6. How to identify user pain points for effective contextual help in B2B SaaS?

  • Identifying user pain points for effective contextual help involves collecting user feedback through surveys and interviews, analyzing data on user behavior and application usage patterns, and conducting beta testing to observe how users interact with new features and identify where they encounter difficulties.

7. What tools and technologies enhance contextual help systems in SaaS?

  • Enhancing contextual help systems in SaaS can involve integrating helpdesk software like Zendesk or Freshdesk for seamless support ticketing, utilizing AI and machine learning for predictive assistance, and incorporating third-party plugins and APIs that broaden the functionality and reach of help systems within the software.

8. Can contextual help reduce overall support costs for B2B SaaS companies?

  • Yes, contextual help can significantly reduce support costs by decreasing the number of routine inquiries that require human intervention and by providing users with tools to resolve issues independently, frees up resources, and allows companies to scale more efficiently.

9. How does contextual help facilitate better onboarding of new users?

  • Contextual help facilitates better onboarding by guiding new users through the initial setup and basic operations of the software through step-by-step instructions, which helps them quickly understand and appreciate the value of the application, encouraging long-term usage and loyalty.
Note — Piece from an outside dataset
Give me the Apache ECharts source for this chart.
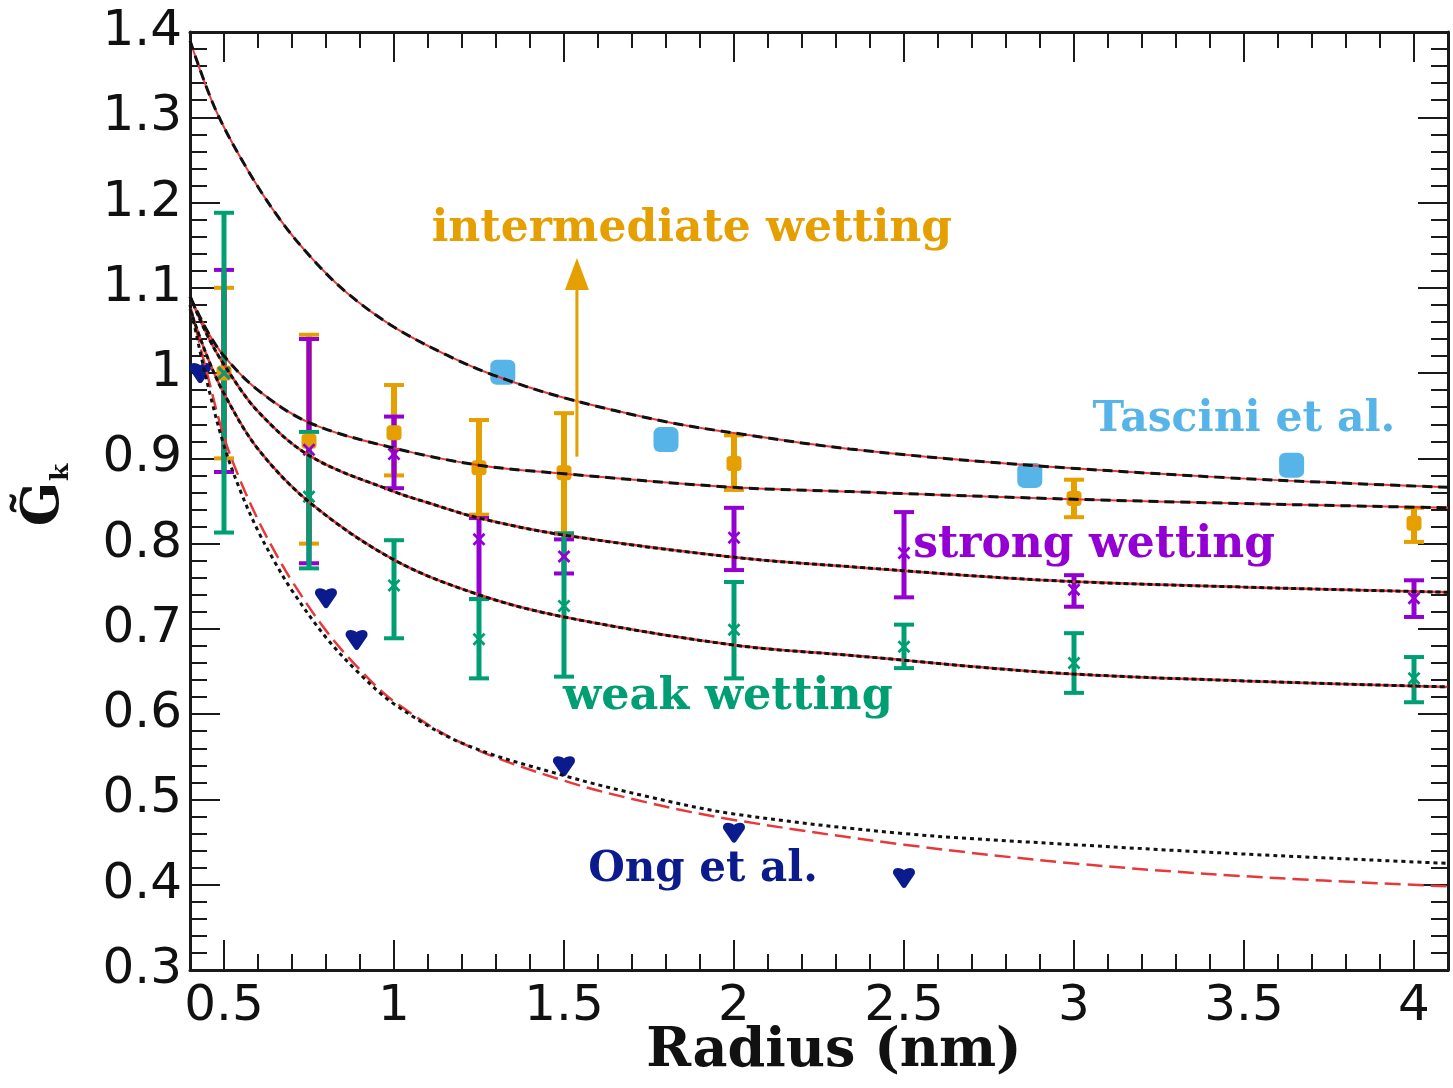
<!DOCTYPE html>
<html><head><meta charset="utf-8">
<script src="https://cdn.jsdelivr.net/npm/echarts@6/dist/echarts.min.js"></script>
<style>html,body{margin:0;padding:0;background:#fff}#c{width:1453px;height:1088px}</style>
</head><body><div id="c"></div>
<script>
// ---------- tick labels ----------
const xTicks = [0.5, 1, 1.5, 2, 2.5, 3, 3.5, 4];
const yTicks = [0.3, 0.4, 0.5, 0.6, 0.7, 0.8, 0.9, 1.0, 1.1, 1.2, 1.3, 1.4];

// ---------- simulation data (points with error bars) ----------
const interX  = [0.5, 0.75, 1, 1.25, 1.5, 2, 3, 4];
const interY  = [1.0, 0.92, 0.93, 0.889, 0.883, 0.894, 0.853, 0.824];
const interLo = [0.90, 0.80, 0.88, 0.834, 0.812, 0.863, 0.831, 0.802];
const interHi = [1.10, 1.045, 0.986, 0.945, 0.953, 0.927, 0.875, 0.842];

const strongX  = [0.5, 0.75, 1, 1.25, 1.5, 2, 2.5, 3, 4];
const strongY  = [1.0, 0.91, 0.905, 0.805, 0.785, 0.807, 0.789, 0.746, 0.736];
const strongLo = [0.884, 0.777, 0.865, 0.735, 0.765, 0.769, 0.737, 0.726, 0.714];
const strongHi = [1.121, 1.04, 0.949, 0.83, 0.805, 0.842, 0.837, 0.763, 0.757];

const weakX  = [0.5, 0.75, 1, 1.25, 1.5, 2, 2.5, 3, 4];
const weakY  = [1.0, 0.855, 0.751, 0.688, 0.727, 0.699, 0.679, 0.660, 0.642];
const weakLo = [0.813, 0.771, 0.689, 0.642, 0.644, 0.642, 0.654, 0.625, 0.614];
const weakHi = [1.188, 0.931, 0.804, 0.735, 0.812, 0.755, 0.705, 0.695, 0.667];

// ---------- literature data ----------
const tasciniX = [1.32, 1.80, 2.87, 3.64];
const tasciniY = [1.001, 0.922, 0.880, 0.892];
const ongX = [0.43, 0.80, 0.89, 1.50, 2.00, 2.50];
const ongY = [1.0, 0.736, 0.687, 0.539, 0.461, 0.408];

// ---------- fitted curves ----------
const curveAX = [0.4, 0.474, 0.567, 0.665, 0.762, 0.862, 1.0, 1.156, 1.29, 1.5, 1.8, 2.03, 2.34, 2.8, 3.42, 3.85, 4.1];
const curveAY = [1.39, 1.31, 1.24, 1.18, 1.133, 1.094, 1.054, 1.021, 0.998, 0.971, 0.943, 0.928, 0.911, 0.894, 0.878, 0.870, 0.866];
const curveBX = [0.4, 0.45, 0.5, 0.6, 0.75, 1.0, 1.25, 1.5, 2.0, 2.34, 2.92, 3.5, 4.1];
const curveBY = [1.09, 1.05, 1.02, 0.98, 0.942, 0.912, 0.892, 0.882, 0.866, 0.861, 0.853, 0.847, 0.842];
const curveCX = [0.4, 0.45, 0.5, 0.6, 0.756, 1.0, 1.1, 1.25, 1.5, 2.0, 2.34, 2.92, 3.5, 4.1];
const curveCY = [1.09, 1.045, 1.01, 0.955, 0.902, 0.861, 0.848, 0.83, 0.81, 0.784, 0.773, 0.757, 0.749, 0.743];
const curveDX = [0.4, 0.45, 0.5, 0.6, 0.756, 1.0, 1.25, 1.5, 2.0, 2.34, 2.92, 3.5, 4.1];
const curveDY = [1.075, 1.02, 0.976, 0.911, 0.847, 0.781, 0.740, 0.714, 0.681, 0.669, 0.649, 0.639, 0.632];
const curveEX = [0.4, 0.45, 0.5, 0.55, 0.6, 0.65, 0.7, 0.8, 0.9, 1.0, 1.2, 1.5, 1.75, 2.0, 2.5, 3.0, 3.5, 4.1];
const curveEBlackY = [1.08, 0.99, 0.915, 0.86, 0.815, 0.778, 0.745, 0.69, 0.647, 0.612, 0.566, 0.528, 0.503, 0.483, 0.460, 0.447, 0.436, 0.425];
const curveERedY   = [1.08, 1.0, 0.925, 0.872, 0.828, 0.79, 0.756, 0.698, 0.652, 0.615, 0.566, 0.522, 0.496, 0.476, 0.447, 0.425, 0.41, 0.398];

// ---------- annotations ----------
const labels = [
  {text: 'intermediate wetting', x: 1.876, y: 1.168, color: '#E69F00', size: 44},
  {text: 'Tascini et al.',       x: 3.50,  y: 0.945, color: '#56B4E9', size: 42.5},
  {text: 'strong wetting',       x: 3.059, y: 0.798, color: '#9400D3', size: 44},
  {text: 'weak wetting',         x: 1.982, y: 0.620, color: '#009E73', size: 44.5},
  {text: 'Ong et al.',           x: 1.909, y: 0.417, color: '#0B1A8C', size: 42}
];
const arrowX = 1.538, arrowFrom = 0.902, arrowTo = 1.135;

// ---------- helpers ----------
const zip = (a, b) => a.map((v, i) => [v, b[i]]);
const zip3 = (a, b, c) => a.map((v, i) => [v, b[i], c[i]]);
function minorOf(majors, n, lo, hi) {
  const step = (majors[1] - majors[0]) / n, out = [];
  for (let v = majors[0] - step; v > lo + 1e-9; v -= step) out.push(+v.toFixed(4));
  for (let i = 0; i < majors.length; i++) {
    for (let k = 1; k < n; k++) {
      const v = +(majors[i] + k * step).toFixed(4);
      if (v < hi - 1e-9) out.push(v);
    }
  }
  return out;
}
const xMinor = minorOf(xTicks, 5, 0.4, 4.1);
const yMinor = minorOf(yTicks, 5, 0.3, 1.4);

function errRender(color, lw) {
  return function (params, api) {
    const x = api.value(0), lo = api.value(1), hi = api.value(2);
    const a = api.coord([x, lo]), b = api.coord([x, hi]);
    const w = 10;
    const st = {stroke: color, lineWidth: lw};
    const cap = {stroke: color, lineWidth: 4};
    return {type: 'group', children: [
      {type: 'line', shape: {x1: a[0], y1: a[1], x2: b[0], y2: b[1]}, style: st},
      {type: 'line', shape: {x1: a[0] - w, y1: a[1], x2: a[0] + w, y2: a[1]}, style: cap},
      {type: 'line', shape: {x1: b[0] - w, y1: b[1], x2: b[0] + w, y2: b[1]}, style: cap}
    ]};
  };
}
const xMark = 'path://M0,1.5L1.5,0L5,3.5L8.5,0L10,1.5L6.5,5L10,8.5L8.5,10L5,6.5L1.5,10L0,8.5L3.5,5Z';
const ongMark = 'path://M2.2,0C3.4,0 4.4,0.5 5,1.1C5.6,0.5 6.6,0 7.8,0C9.6,0 10.4,1.6 9.8,3.2L6,9.3C5.5,10.1 4.5,10.1 4,9.3L0.2,3.2C-0.4,1.6 0.4,0 2.2,0Z';

const axisCol = '#1a1a1a';
function xAx(pos, ticks, len, labels, line) {
  return {type: 'value', min: 0.4, max: 4.1, position: pos,
    axisLine: {show: line, onZero: false, lineStyle: {color: axisCol, width: 3}},
    axisTick: {show: true, inside: true, length: len, customValues: ticks, lineStyle: {color: axisCol, width: 2}},
    axisLabel: labels ? {show: true, customValues: ticks, fontSize: 50, fontFamily: 'DejaVu Sans', color: '#111', margin: 12, formatter: v => String(+v.toFixed(2))} : {show: false},
    splitLine: {show: false}};
}
function yAx(pos, ticks, len, labels, line) {
  return {type: 'value', min: 0.3, max: 1.4, position: pos,
    axisLine: {show: line, onZero: false, lineStyle: {color: axisCol, width: 3}},
    axisTick: {show: true, inside: true, length: len, customValues: ticks, lineStyle: {color: axisCol, width: 2}},
    axisLabel: labels ? {show: true, customValues: ticks, fontSize: 50, fontFamily: 'DejaVu Sans', color: '#111', margin: 8, formatter: v => String(+v.toFixed(2))} : {show: false},
    splitLine: {show: false}};
}

function curve(xs, ys, color, width, type, z) {
  return {type: 'line', data: zip(xs, ys), showSymbol: false, smooth: 0.35,
    lineStyle: {color, width, type}, z, silent: true, animation: false};
}
function pts(xs, ys, symbol, size, color) {
  return {type: 'scatter', data: zip(xs, ys), symbol, symbolSize: size,
    itemStyle: {color, opacity: 1}, z: 3};
}

const chart = echarts.init(document.getElementById('c'), null, {renderer: 'canvas'});
const red = '#e8393a';
const option = {
  animation: false,
  backgroundColor: '#ffffff',
  grid: {left: 190, right: 5, top: 32, bottom: 118},
  xAxis: [
    xAx('bottom', xTicks, 30, true, true),
    xAx('bottom', xMinor, 16, false, false),
    xAx('top', xTicks, 30, false, true),
    xAx('top', xMinor, 16, false, false)
  ],
  yAxis: [
    yAx('left', yTicks, 30, true, true),
    yAx('left', yMinor, 17, false, false),
    yAx('right', yTicks, 30, false, true),
    yAx('right', yMinor, 17, false, false)
  ],
  series: [
    {type: 'custom', renderItem: errRender('#E69F00', 6), data: zip3(interX, interLo, interHi), encode: {x: 0, y: [1, 2]}, z: 2},
    {type: 'custom', renderItem: errRender('#9400D3', 5), data: zip3(strongX, strongLo, strongHi), encode: {x: 0, y: [1, 2]}, z: 2},
    {type: 'custom', renderItem: errRender('#009E73', 5), data: zip3(weakX, weakLo, weakHi), encode: {x: 0, y: [1, 2]}, z: 2},
    pts(interX, interY, 'roundRect', 15, '#E69F00'),
    pts(strongX, strongY, xMark, 13, '#9400D3'),
    pts(weakX, weakY, xMark, 13, '#009E73'),
    pts(tasciniX, tasciniY, 'roundRect', 25, '#56B4E9'),
    pts(ongX, ongY, ongMark, [22, 20], '#0B1A8C'),
    curve(curveAX, curveAY, red, 2, 'solid', 4),
    curve(curveAX, curveAY, '#111', 3, [10, 6], 5),
    curve(curveBX, curveBY, red, 2, 'solid', 4),
    curve(curveBX, curveBY, '#111', 3, [10, 6], 5),
    curve(curveCX, curveCY, red, 2.5, 'solid', 4),
    curve(curveCX, curveCY, '#111', 3, [5, 3], 5),
    curve(curveDX, curveDY, red, 2.5, 'solid', 4),
    curve(curveDX, curveDY, '#111', 3, [5, 3], 5),
    curve(curveEX, curveERedY, red, 2.5, [16, 7], 4),
    curve(curveEX, curveEBlackY, '#111', 3, [4, 4], 5)
  ]
};
chart.setOption(option);

function P(x, y) { return chart.convertToPixel({xAxisIndex: 0, yAxisIndex: 0}, [x, y]); }
const g = [];
labels.forEach(l => {
  const p = P(l.x, l.y);
  g.push({type: 'text', z: 10, x: p[0], y: p[1], style: {text: l.text, fill: l.color,
    font: 'bold ' + l.size + 'px "DejaVu Serif"', align: 'center', verticalAlign: 'middle'}});
});
const a0 = P(arrowX, arrowFrom), a1 = P(arrowX, arrowTo);
g.push({type: 'line', z: 10, shape: {x1: a0[0], y1: a0[1], x2: a1[0], y2: a1[1] + 28}, style: {stroke: '#E69F00', lineWidth: 3}});
g.push({type: 'polygon', z: 10, shape: {points: [[a1[0], a1[1]], [a1[0] - 12, a1[1] + 32], [a1[0] + 12, a1[1] + 32]]}, style: {fill: '#E69F00'}});
// axis titles
g.push({type: 'text', z: 10, x: 834, y: 1052, style: {text: 'Radius (nm)', fill: '#111',
  font: 'bold 54px "DejaVu Serif"', align: 'center', verticalAlign: 'middle'}});
g.push({type: 'text', z: 10, x: 44, y: 495, rotation: Math.PI / 2, style: {
  text: '{g|G\u0303}{k|k}', align: 'center', verticalAlign: 'middle', fill: '#111',
  rich: {g: {font: 'bold 52px "DejaVu Serif"', fill: '#111', lineHeight: 60},
         k: {font: 'bold 25px "DejaVu Serif"', fill: '#111', verticalAlign: 'bottom', lineHeight: 50, padding: [0, 0, 0, 1]}}}});
chart.setOption({graphic: g});
</script>
</body></html>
10. What are the best practices for implementing contextual help in B2B SaaS?

  • Best practices for implementing contextual help in B2B SaaS include thoroughly understanding user needs through feedback and analytics, choosing the right types of help content for different scenarios, integrating advanced technologies to enhance delivery and effectiveness, and continuously iterating the help content based on user interactions and feedback to ensure it remains relevant and helpful.